The bill expands the scope of security vetting, defining it as a vetting investigation aimed at determining “the security competence of a person and if such person is suitable to access classified information or critical infrastructure of the State or is viewed as vulnerable to blackmail, undue influence or manipulation or security compromise”.

In the absence of prescribed criteria to assess whether a person is vulnerable to “undue influence or manipulation”, a person could be denied such clearance for almost any reason. It is not far-fetched to imagine somebody heading an NGO being denied such clearance because their NGO receives money from, say, George Soros or the Bill and Melinda Gates Foundation, or because that person once chatted to the American ambassador.

The bill makes it clear that the minister has the power to decide which individuals falling within the listed categories would be required to obtain security clearance.

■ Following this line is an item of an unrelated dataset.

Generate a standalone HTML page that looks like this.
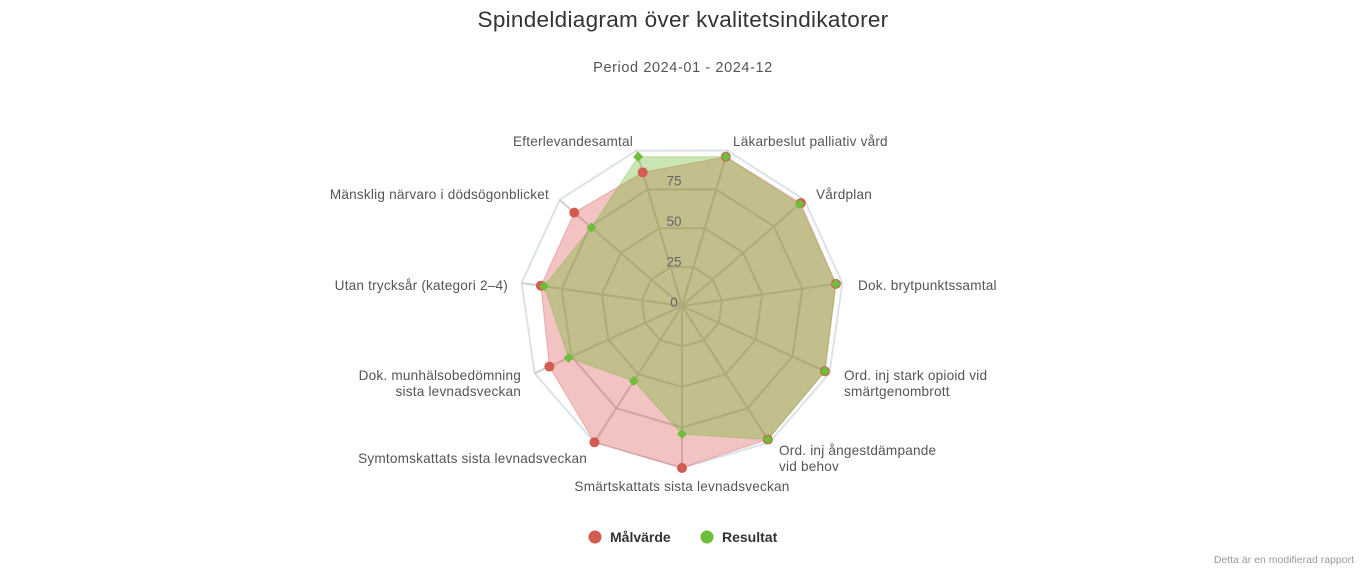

This would presumably be done in terms of section 6(1)(b) of the National Strategic Intelligence Act which already empowers the minister to make regulations regarding the carrying out of vetting investigations.

But the bill is silent on the consequences of being denied security clearance, which suggests that the regulations issued by the minister will be used to impose restrictions on those who operate NGOs or religious institutions who fail to get security clearance. (The bill also expands the powers of the minister to issue regulations on a variety of other topics.)

It must be clear from the above, that some of the provisions in the bill make little sense (what the hell does “potential opportunity to national security” mean?), but there is no doubt that one of the main aims of the bill is to remove many of the restrictions that currently limit the ability of the Intelligence Service to lawfully spy on people and organisations inside South Africa. (Of course, as the High Level Panel Report makes clear, these restrictions have not stopped members of the Intelligence Service from unlawfully spying on people and organisations in South Africa, or from using unlawful methods to do so.)

When I first heard that the bill would require individuals heading NGOs to obtain security clearance, I assumed that this was a case of Hanlon’s Razor, the rule of thumb that one should never attribute to malice that which is adequately explained by stupidity.

After studying the bill, I strongly suspect that the document is the product of a happy marriage between the two.